Sunday, July 21, 2013


“That’s a cliché!”

We’ve all heard that and we cringe when someone says it about our writing. We know clichés are bad. We know they’re a sign of an amateur. But sometimes we’re too lazy to get rid of them.

Do clichés have a place? Yes. In dialogue, if you have decided that is how you want your character to talk. And in first drafts, when you want to write fast and furious. It can slow you down to think of something new and fresh and slowing down is something we don’t want to do in our first drafts. We want to get the story out. Then we can go on a cliché hunt.

Why are clichés appealing? They’re easy (usually the first thing that pops into our head). And they’re effective. That’s why they exist. The first person who spoke or wrote a cliché was probably brilliant. The comparison or descriptive phrase was so perfect that it was worth repeating. Again and again and again. Then one day it became stale and boring.

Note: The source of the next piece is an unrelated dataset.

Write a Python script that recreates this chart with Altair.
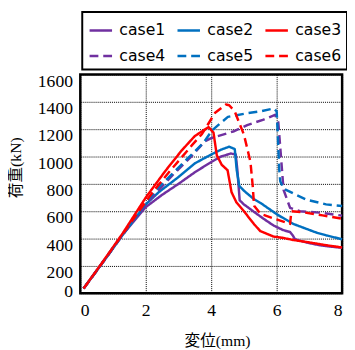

Clichés can be a few words (as wise as an owl),  a description of a character (a fast talking lawyer) or even a description of a setting (Grandma and Grandpa’s farm.) James Scott Bell talks about “flipping the obvious.” Change that burly male baseball cap wearing truck driver to a woman and see what happens.

In recent news, I was startled to hear that one of the bombing suspects of the Parliament Buildings in Victoria was a 29 year old woman. In a book, she would be a more interesting character than her male partner. 

In my Language Arts classes, my grade sixes and sevens had fun with clichés. At breakneck speed I would shout out the beginning of a phrase and they would shout out the ending:

Pretty predictable responses.

As speedy as . . .  a bullet
As skinny as . . .  a stick
As black as . . .  night
As white as  . . . a ghost.

They learned that the first thing you think of is almost always a cliche.
Then we would go back and see how creative we could be.

I remember one student beaming with pride when he came up with “as white as mayonnaise!”  

Nigel Watts in Write A Novel and Get It Published warns us that . .  .

A writer serving up clichés is in effect feeding his readers warmed-up leftovers!

Does that make your stomach sink? Whoops! Heard that before.  Does it make your stomach turn a somersault? I’ve probably read that a thousand times. Does it make your stomach plummet six stories?

Hey, it’s late.

But one day I’m planning on using “as white as mayonnaise” in a story!


The Old Brown Suitcase by Lillian Boraks-Nemetz

Slava is a compelling narrator in this award winning Holocaust story that alternates chapters between Poland and Canada.

Good Reads says:
The story juxtaposes heart-wrenching scenes from a child's life in war-torn Poland with the life of a teenager trying to adjust to a new country in time of peace. In Canada, it is not easy for Slava to build a bridge between two cultures; nor is it easy to live with the turmoil of her immediate past. At the same time she must face the new challenges involved in being an immigrant, a Jew and a teenage girl.